New Hampshire – If the Wildcats finish at 10-2 in the regular season and make the PCLL finals, the NCAA criteria would project UNH going over Colorado. Simple math. What will the MCLA committee deem?

MCLA Division II
At-Large Watch
1. Dayton (8-1) – Even with a quick exit in the CCLA tourney, I think the runner-up discount gets the Flyers in at a slightly lesser seed. A runner-up finish and you’re looking at a Top 5 seed.
2. St. John’s – Don’t get trapped in the weekly rankings; the Johnnies could easily be a Top 4 seed when everything plays out. SJU is a lock.
3. Westminster (9-3) – The Griffins have already defeated Utah Valley – the only obstacle to the RMLC title – so I’m taking the path less traveled to put them in the at-large pool.
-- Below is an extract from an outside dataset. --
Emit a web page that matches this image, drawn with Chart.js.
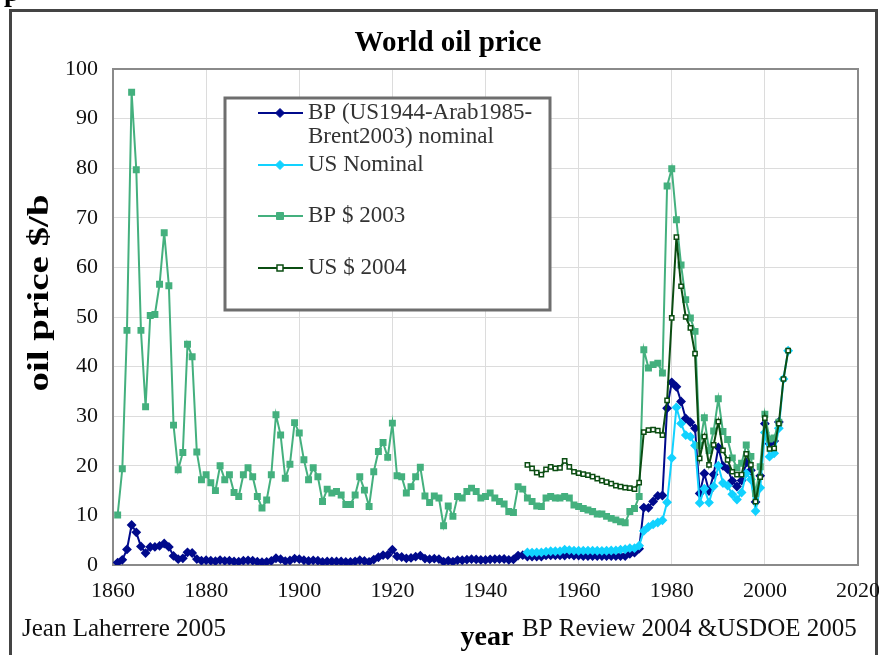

I wouldn’t be surprised if they grabbed the AQ, but you can put UVU here if the script flips. I think it’s the right choice, however. Regardless, Westminster is going to Denver. The remaining schedule just determines the seed.
4. Davenport (10-2) – Admittedly, the Panthers have lost both of the key games they needed – Dayton and Grand Valley – and I think that will be reflected in the seeding, but they’re in.
5. Kennesaw State (12-3) – When looking through the NCAA prism, the Owls have the perfect blend of strength of schedule and key wins to make the difference. You’ve got to assume it will apply here.
6. Western Oregon (11-4) – Whereas I believe the first five are locks, we’re now moving into the bubble zone. I feel good about the Wolves, but they’ll need to get to the PNCLL championship game to pay this off. An earlier loss and they are asking to be ignored. It’s WOU strength of schedule that proves critical.
7. Santa Cruz (9-4) – See below.

Looking In
Grove City College – I see the last pick as being a philosophical referendum for the selection committee. Do they pick Grove City, the team from the “power conference” with the constricted schedule both in its size and travel length – the Wolverines farthest jaunt was a five-hour bus ride to Cincinnati for a couple of “neutral site” games against two decent SELC teams – or do they chose the team with a less flashy record but against deeper competition and primarily on the road? It’s a false choice because it's impossible to equivocate the two, but we can futher triangulate the committee with this pick. I think they’ll trend toward Santa Cruz at this point, although that's a hunch. It's a complete coin flip.
Elon – The Phoenix have a thin schedule, not unlike Grove City, but they don’t have the wins they need. Bottom line: if Grove City isn’t in, Elon certainly isn’t.

Fluidity is the name of the game these days, but there will be more accrued information in the future that will narrow the field. There are a lot of surprises in store for us over the next fortnight and I, for one, am excited about it. Hopefully your team makes it.